#### AVAILABLE DATA ####

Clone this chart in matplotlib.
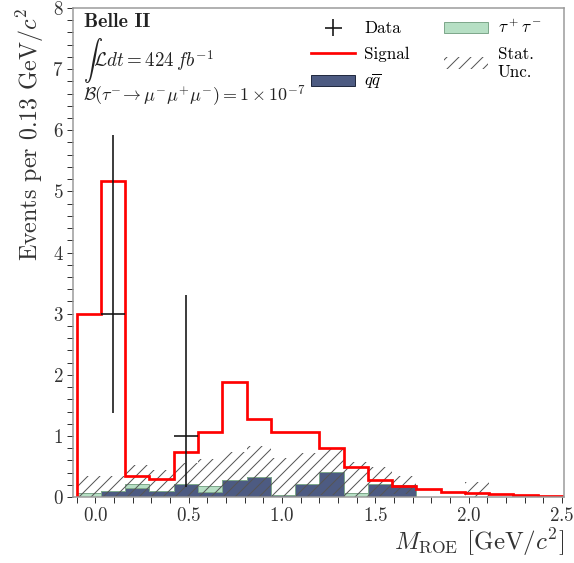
import numpy as np
import matplotlib
matplotlib.use("Agg")
import matplotlib.pyplot as plt
from matplotlib.patches import Patch
from matplotlib.lines import Line2D

plt.rcParams['font.family'] = ['cmr10', 'DejaVu Serif']
plt.rcParams['mathtext.fontset'] = 'cm'
plt.rcParams['axes.formatter.use_mathtext'] = True

# binning: 20 bins of 0.13 GeV/c^2 from -0.1 to 2.5
edges = np.round(np.linspace(-0.1, 2.5, 21), 3)

signal = [3.0, 5.17, 0.35, 0.29, 0.74, 1.06, 1.88, 1.28, 1.07, 1.06,
          0.81, 0.50, 0.28, 0.19, 0.13, 0.09, 0.07, 0.05, 0.03, 0.02]
qqbar = [0.0, 0.10, 0.15, 0.10, 0.21, 0.08, 0.28, 0.33, 0.04, 0.22,
         0.41, 0.0, 0.21, 0.20, 0.0, 0.0, 0.01, 0.0, 0.0, 0.0]
tautau = [0.07, 0.0, 0.07, 0.0, 0.0, 0.10, 0.0, 0.0, 0.0, 0.0,
          0.0, 0.06, 0.0, 0.0, 0.0, 0.0, 0.0, 0.0, 0.0, 0.0]
stat_unc = [0.28, 0.25, 0.30, 0.35, 0.35, 0.45, 0.46, 0.50, 0.60, 0.50,
            0.38, 0.51, 0.28, 0.15, 0.0, 0.0, 0.24, 0.0, 0.0, 0.0]

# observed data (only non-empty bins), poisson intervals
data_x = [0.095, 0.485]
data_y = [3, 1]
data_lo = [1.37, 0.17]
data_hi = [5.92, 3.30]

qqbar = np.array(qqbar)
tautau = np.array(tautau)
bkg = qqbar + tautau
unc = np.array(stat_unc)

fig = plt.figure(figsize=(574 / 72, 563 / 72), dpi=72)
ax = fig.add_axes([0.127, 0.117, 0.856, 0.869])

c_qq = '#4d5b82'
c_tau = '#b6dfc4'

ax.stairs(qqbar, edges, fill=True, facecolor=c_qq, edgecolor='#222a40', lw=1.0)
ax.stairs(bkg, edges, baseline=qqbar, fill=True, facecolor=c_tau, edgecolor='#7fa88c', lw=1.0)
ax.stairs(bkg + unc, edges, baseline=np.clip(bkg - unc, 0, None), fill=True,
          facecolor='none', edgecolor='#555555', hatch='//', lw=0)
ax.stairs(signal, edges, baseline=0, color='#ff0000', lw=2.7)

bw = edges[1] - edges[0]
ax.errorbar(data_x, data_y, xerr=bw / 2,
            yerr=[np.array(data_y) - np.array(data_lo), np.array(data_hi) - np.array(data_y)],
            fmt='none', ecolor='#111111', elinewidth=1.6)

ax.set_xlim(-0.12, 2.512)
ax.set_ylim(0, 8)
ax.set_xticks([0.0, 0.5, 1.0, 1.5, 2.0, 2.5])
ax.set_xticks(np.arange(-0.1, 2.51, 0.1), minor=True)
ax.set_yticks(range(0, 9))
ax.set_yticks(np.arange(0, 8.01, 0.2), minor=True)
ax.tick_params(which='both', direction='out', length=6, width=1, color='#333333',
               labelsize=19, labelcolor='#333333')
for s in ax.spines.values():
    s.set_color('#999999')
    s.set_linewidth(1.5)

ax.set_xlabel(r'$M_{\rm ROE}$ [GeV/$c^2$]', fontsize=25, loc='right', color='#333333',
              labelpad=2)
ax.set_ylabel(r'Events per 0.13 GeV/$c^2$', fontsize=24, loc='top', color='#333333',
              labelpad=6)

ax.text(0.022, 0.99, 'Belle II', transform=ax.transAxes, fontsize=20,
        family='cmb10', va='top', ha='left', color='#222222')
ax.text(0.02, 0.892, r'$\int\mathcal{L}dt = 424\,fb^{-1}$', transform=ax.transAxes,
        fontsize=19, va='center', ha='left', color='#222222')
ax.text(0.02, 0.82, r'$\mathcal{B}(\tau^{-}\!\rightarrow\mu^{-}\mu^{+}\mu^{-}) = 1\times10^{-7}$',
        transform=ax.transAxes, fontsize=18, va='center', ha='left', color='#222222')

h_data = ax.errorbar([], [], xerr=1, yerr=1, fmt='none', ecolor='#111111', elinewidth=1.6)
h_sig = Line2D([], [], color='#ff0000', lw=2.7)
h_qq = Patch(facecolor=c_qq, edgecolor='#222a40')
h_tau = Patch(facecolor=c_tau, edgecolor='#7fa88c')
h_unc = Patch(facecolor='none', edgecolor='#555555', hatch='//', lw=0)
ax.legend([h_data, h_sig, h_qq, h_tau, h_unc],
          ['Data', 'Signal', r'$q\overline{q}$', r'$\tau^+\tau^-$', 'Stat.\nUnc.'],
          ncol=2, loc='upper right', bbox_to_anchor=(0.985, 1.01), frameon=False,
          fontsize=17, handlelength=2.6, handletextpad=0.55, columnspacing=2.0,
          labelspacing=0.6)

fig.savefig('out.png', dpi=72)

####

> [REQUEST]
Write out, word for word, the lines from the start of the data through the one holding "edges = np.round(np.linspace(-0.1, 2.5, 21), 3)". Omit pictures.

> [EXERCISE RESULT]
Clone this chart in matplotlib.
import numpy as np
import matplotlib
matplotlib.use("Agg")
import matplotlib.pyplot as plt
from matplotlib.patches import Patch
from matplotlib.lines import Line2D

plt.rcParams['font.family'] = ['cmr10', 'DejaVu Serif']
plt.rcParams['mathtext.fontset'] = 'cm'
plt.rcParams['axes.formatter.use_mathtext'] = True

# binning: 20 bins of 0.13 GeV/c^2 from -0.1 to 2.5
edges = np.round(np.linspace(-0.1, 2.5, 21), 3)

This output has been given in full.